Song Of The Week: “I Wouldn’t Want To Be Like You” by The Alan Parsons Project

It’s not unusual for a band from a certain country to have hits exclusively in that country. Lyrics, fashion, cultural differences…any number of factors can turn music into a local phenomenon.

Hey, Americans! Ever heard of UK group Showaddywaddy? Of course you haven’t, because their music never even came close to approaching these shores, but they scored ten Top 10 hits in their homeland, including a #1. That kind of thing happens all the time. What’s less common is the opposite — for a band to have no success at home, all the while being absolutely huge in a foreign land.

Say hello to The Alan Parsons Project!

The APP are unique for a few other reasons, too:

  • Formed in London in 1975, the core of the band consisted of only two guys: Alan Parsons (known primarily as a sound engineer on albums by The Beatles and Pink Floyd’s seminal Dark Side Of The Moon) and pianist/composer Eric Woolfson. A revolving cast provided lead vocals and other instruments over the years.
  • Their first record was a concept album based on the works of Edgar Allan Poe.
  • They existed only in the studio, never touring or performing live.
  • Their name led to decades of people satirically naming themselves The “Such and Such” Project.
  • And of course, they scored eight Top 40 hits and 3 Platinum albums in the US. In their native UK? Zero.

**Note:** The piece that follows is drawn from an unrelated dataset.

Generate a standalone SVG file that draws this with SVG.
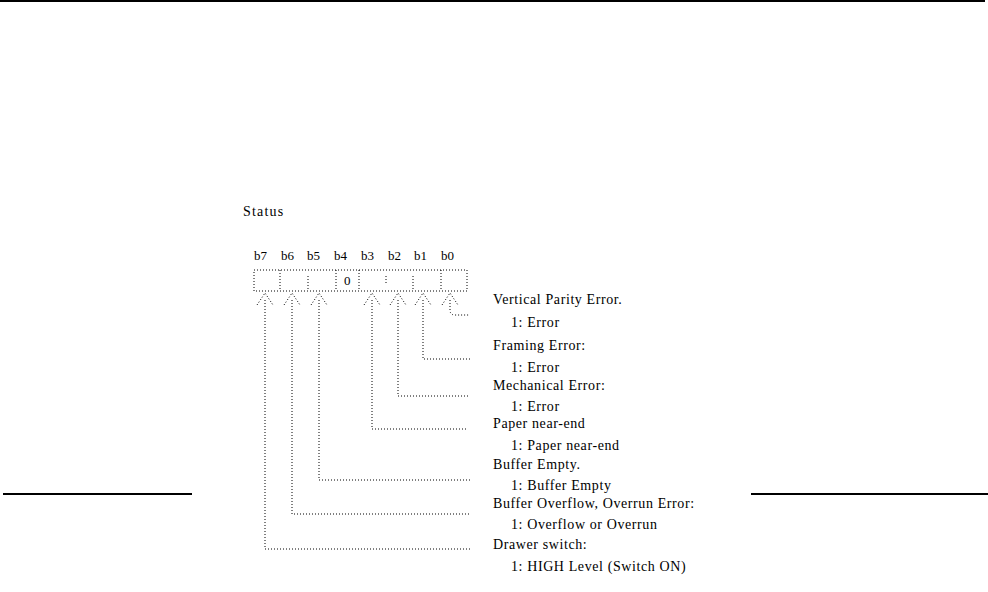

Recorded for their second album (another concept record, this one about robots or technology or something), the surprisingly funky “I Wouldn’t Want To Be Like You” broke The Alan Parsons Project on American radio in 1977 and also helped establish the band’s trademark sound which, for many years, was basically, “What would Pink Floyd sound like if they were a pop band?”

Also, when the muted guitar comes in on the intro it may explain where Survivor got the idea for the opening to “Eye Of The Tiger” a few years later. Crazy speculation on my part? Most likely.

So if you have a mind to, grasp the concept …. with The Alan Parsons Project.